Topic Business, Results
Date 21 Sep 2022
Galliford Try, the parent group of Morrison Construction, has reported a strong and improving performance with its full year results.
The Group has seen an increased pre-exceptional profit, up by 68%, with the margins for the business increasing to 2.4% from 2% a year ago and representing a further step towards the 2026 target of 3% set by its Sustainable Growth Strategy.
The order book has increased year-on-year up to £3.4bn, with the business remaining committed to rigorous project selection and risk management processes.
Highlights of the past 12 months include the acquisitions of the nmcn water business (including Lintott), which when combined with increased activity in the water sector’s AMP7 frameworks, has boosted revenue past the £1.2bn mark. This does not include MCS Control Systems, which was acquired in July.

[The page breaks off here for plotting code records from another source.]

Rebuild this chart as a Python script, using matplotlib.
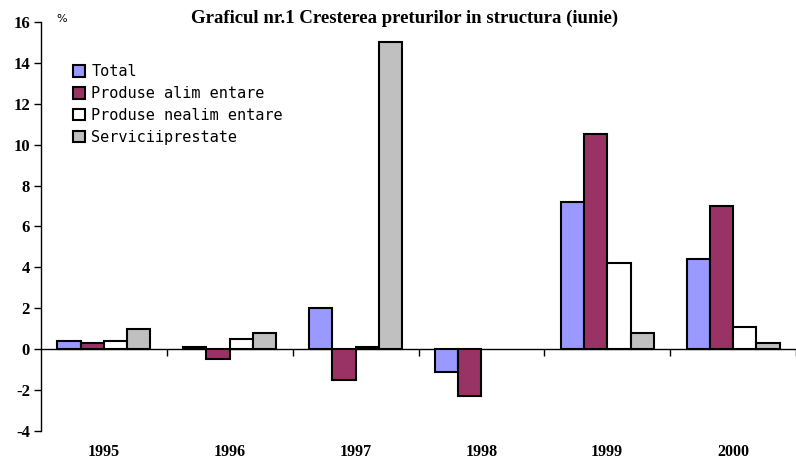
import matplotlib
matplotlib.use("Agg")
import matplotlib.pyplot as plt
import numpy as np

years = ["1995", "1996", "1997", "1998", "1999", "2000"]
series_names = ["Total", "Produse alim entare", "Produse nealim entare", "Serviciiprestate"]
total = [0.4, 0.1, 2.0, -1.1, 7.2, 4.4]
alimentare = [0.3, -0.5, -1.5, -2.3, 10.5, 7.0]
nealimentare = [0.4, 0.5, 0.1, np.nan, 4.2, 1.1]
servicii = [1.0, 0.8, 15.0, np.nan, 0.8, 0.3]
colors = ["#9999FF", "#993366", "#FFFFFF", "#C0C0C0"]
yticks = [-4, -2, 0, 2, 4, 6, 8, 10, 12, 14, 16]

fig = plt.figure(figsize=(7.96, 4.59), dpi=100)
ax = fig.add_axes([41/796, 28/459, 1 - 41/796, 409/459])

x = np.arange(len(years))
w = 0.185
data = [total, alimentare, nealimentare, servicii]
for i, (vals, c, name) in enumerate(zip(data, colors, series_names)):
    ax.bar(x + (i - 1.5) * w, vals, w, color=c, edgecolor="black", linewidth=1.5, label=name, zorder=3)

ax.set_xlim(-0.5, len(years) - 0.5)
ax.set_ylim(-4, 16)
ax.set_yticks(yticks)
ax.set_yticklabels([str(t) for t in yticks], fontfamily="Liberation Serif", fontweight="bold", fontsize=12)
ax.tick_params(axis="y", direction="out", length=5, width=1, pad=3)

ax.spines["top"].set_visible(False)
ax.spines["right"].set_visible(False)
ax.spines["bottom"].set_position(("data", 0))
ax.spines["left"].set_linewidth(1)
ax.spines["bottom"].set_linewidth(1)

ax.set_xticks(np.arange(len(years)) + 0.5)
ax.set_xticklabels([])
ax.tick_params(axis="x", which="major", direction="out", length=5, width=1)
ax.set_xticks(x, minor=True)
ax.set_xticklabels(years, minor=True, fontfamily="Liberation Serif", fontweight="bold", fontsize=11.5)
ax.tick_params(axis="x", which="minor", length=0, pad=68)

fig.text(405/796, 1 - 18/459, "Graficul nr.1 Cresterea preturilor in structura (iunie)",
         ha="center", va="center", fontfamily="Liberation Serif", fontweight="bold", fontsize=13.5)
fig.text(62/796, 1 - 19/459, "%", ha="center", va="center", fontfamily="DejaVu Sans", fontsize=8)

leg = ax.legend(loc="upper left", bbox_to_anchor=(26/755, 1 - 36/409), frameon=False,
                prop={"family": "DejaVu Sans Mono", "size": 11}, handlelength=0.8, handleheight=0.8,
                handletextpad=0.4, labelspacing=0.45, borderaxespad=0)

fig.savefig("out.png", dpi=100)
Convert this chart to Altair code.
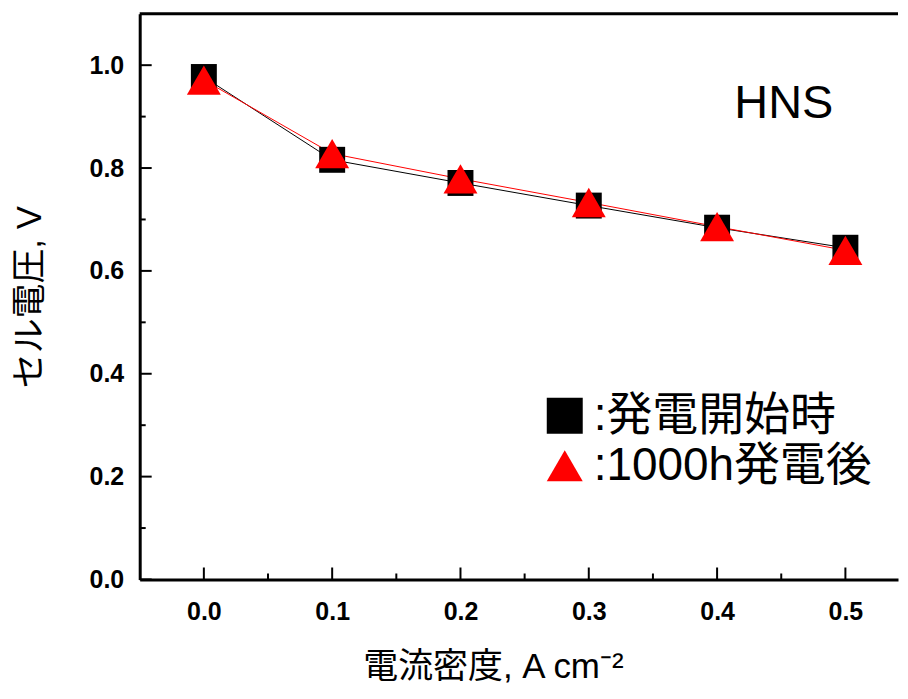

Underlining the robust condition of the business and the strong cash position, the Galliford Try Board has demonstrated its confidence in current performance by announcing an intended buy-back of shares worth £15m.
Commenting on the performance, Bill Hocking, Chief Executive of Galliford Try, said: “The Group has had another successful and progressive year. We have made an excellent start to our Sustainable Growth Strategy, delivering risk managed controlled growth while making good progress towards our margin improvement target. With our passionate teams, strong balance sheet, market-leading sector positions, excellent client and supplier relationships and high-quality order book, we look forward to the future with confidence.”
Recognising the national cost of living challenge, the Group looked at how it could support employees and agreed to make a one-off payment in Autumn 2022 of circa £1.0m, in total, to over 1,800 of its staff.